Likewise, my thoughts on why marriages fail is the inability to understand the sustainment effort of marriage as a system with one exception than the technology system – the fact that there is absolutely no period where there is no enhancements being made or decision to shut the marriage down completely.
Marriages don’t just fail upon signing a marriage certificate – what people don’t realize is that they fail at the on-set of dating where the realization that it can’t even be sustained is overlooked.
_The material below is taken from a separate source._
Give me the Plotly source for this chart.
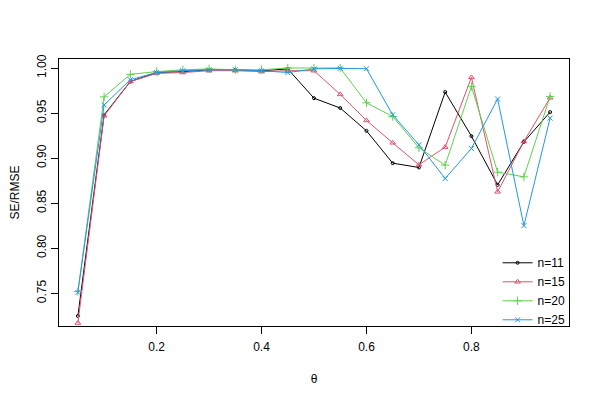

The reason why we are so blind to this is that we think “in-the-time” dimension when we are in the dating phase of our relationship. This is executed by taking action in the dating relationship that seeks some sort of declaration as an output:
- We run off to dinner dates and movies every Saturday night and start to declare that we are compatible
- We seek sexual satisfaction and start to declare that our new-found lover is our “boyfriend” or “girlfriend”
- We meet our partner’s family and start to declare that we are now “part of the family”
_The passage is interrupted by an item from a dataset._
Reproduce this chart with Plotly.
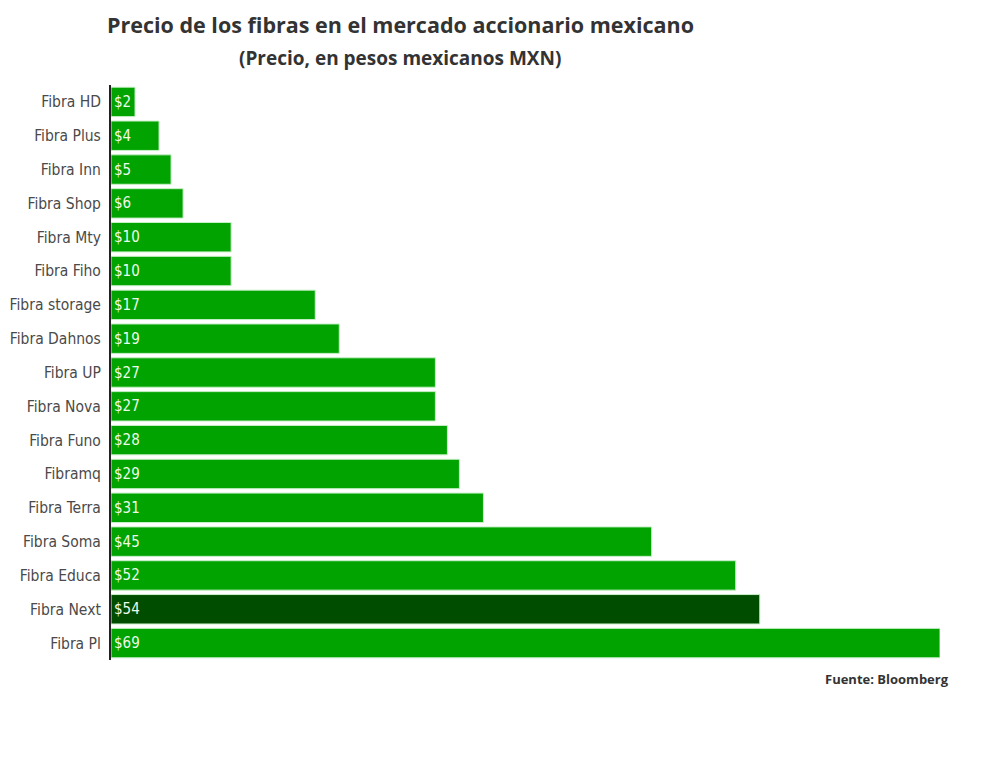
import plotly.graph_objects as go

# Data (top to bottom)
fibras = [
    "Fibra HD", "Fibra Plus", "Fibra Inn", "Fibra Shop", "Fibra Mty",
    "Fibra Fiho", "Fibra storage", "Fibra Dahnos", "Fibra UP", "Fibra Nova",
    "Fibra Funo", "Fibramq", "Fibra Terra", "Fibra Soma", "Fibra Educa",
    "Fibra Next", "Fibra Pl",
]
precios = [2, 4, 5, 6, 10, 10, 17, 19, 27, 27, 28, 29, 31, 45, 52, 54, 69]
destacado = "Fibra Next"

colores = ["#004d00" if f == destacado else "#00a300" for f in fibras]
fuente_cond = "DejaVu Sans Condensed, Liberation Sans Narrow, Open Sans"

# the page body adds an 8px offset, so positions are taken 8px less
OFF = 8
W, H = 1000, 766
L, R, T, B = 111 - OFF, 60 + OFF, 85 - OFF, 106 + OFF
pw, ph = W - L - R, H - T - B


def px_x(p):
    return (p - OFF - L) / pw


def px_y(p):
    return (H - B - (p - OFF)) / ph


fig = go.Figure()
fig.add_trace(go.Bar(
    x=precios,
    y=fibras,
    orientation="h",
    marker=dict(color=colores, line=dict(color="#c8f0c8", width=1)),
    text=[f"${p}" for p in precios],
    textposition="inside",
    insidetextanchor="start",
    textfont=dict(color="#eefbe8", size=15, family=fuente_cond),
    hoverinfo="x+y",
))

fig.update_layout(
    width=W, height=H,
    margin=dict(l=L, r=R, t=T, b=B, autoexpand=False),
    plot_bgcolor="white",
    paper_bgcolor="white",
    bargap=0.13,
    showlegend=False,
    font=dict(family=fuente_cond, color="#555"),
)

fig.add_annotation(
    text="<b>Precio de los fibras en el mercado accionario mexicano</b>",
    x=px_x(400), y=px_y(OFF),
    xref="paper", yref="paper", showarrow=False, xanchor="center", yanchor="top",
    font=dict(family="Open Sans", size=21.5, color="#333"),
)
fig.add_annotation(
    text="<b>(Precio, en pesos mexicanos MXN)</b>",
    x=px_x(400), y=px_y(58),
    xref="paper", yref="paper", showarrow=False, xanchor="center", yanchor="middle",
    font=dict(family="Open Sans", size=19, color="#333"),
)
fig.add_annotation(
    text="<b>Fuente: Bloomberg</b>",
    x=px_x(951), y=px_y(679),
    xref="paper", yref="paper", showarrow=False, xanchor="right", yanchor="middle",
    font=dict(family="Open Sans", size=13, color="#333"),
)

fig.update_xaxes(range=[0, 69], showgrid=False, showticklabels=False,
                 zeroline=False, showline=False, fixedrange=True, automargin=False)
fig.update_yaxes(autorange="reversed", showgrid=False, showline=True,
                 linecolor="#222", linewidth=2, ticks="", ticklabelstandoff=5,
                 automargin=False,
                 tickfont=dict(size=15.5, color="#4a4a4a", family=fuente_cond))

fig.write_html("out.html")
- We move in with our partner and start to declare the we “belong together”
These declarations add up contributing to the state of the relationship as it exists in its static condition today, and not in it’s dynamic, ever-evolving, ever-changing state of what it really is over time.
What we become blind to is what is really sustainable over time in the unknown dimension – the “time-less” dimension. This is the dimension that is unforeseeable. It’s the wave that hits you while you are surfing that comes out of no-where.
Dating occurs in the time dimension while marriage events occur in the timeless dimension where making declarations becomes pointless as things are constantly changing. Here are some examples of things you may say once you get into a marriage that differ than when you are dating:
- “We always go out for dinner and movie on Saturday, why are we eating at home tonight?”
- “I am not in the mood to have sex tonight, maybe tomorrow”
- “Do I have to see your family, again?
- “Can you stop snoring in bed, I can’t stand it!”
Get my point? These example show how things change over time. For a marriage to last you need to remove the context of it being time-bound. This means once you have made the shift from dating to marriage that it is meant to last as long as you are meant to last.
Marriage is not just meant to last based on thoughts of being compatible and making compromises – if this was the case, all marriages would last but even those based on these principles don’t last because the quality of the relationship is so sub-par.
Questioning whether your relationship can sustained while you are in the dating relationship is the single most important question you need to answer before jumping into marriage – and the single most important question that will lead you from the sub-par relationship to the “kick-ass” relationship. Any doubts, questions of trust, family concerns, health issues, etc. about your partner will lead your marriage in the wrong direction.
Look, not all relationships are meant to last, but we cause so much pain inside ourselves by bleeding dating relationships to death. Realize that the troubles you are anticipated to face in a marriage may be covered up while you are dating and these need to be explored and questioned. Not every relationship is sustainable.
The only thing that will make your marriage last will be the realization that your gut is guiding you in the direction of sustainment. If you have any doubts, don’t go any further. The best thing that will happen is that you will do less harm to yourself and your partner in the long run.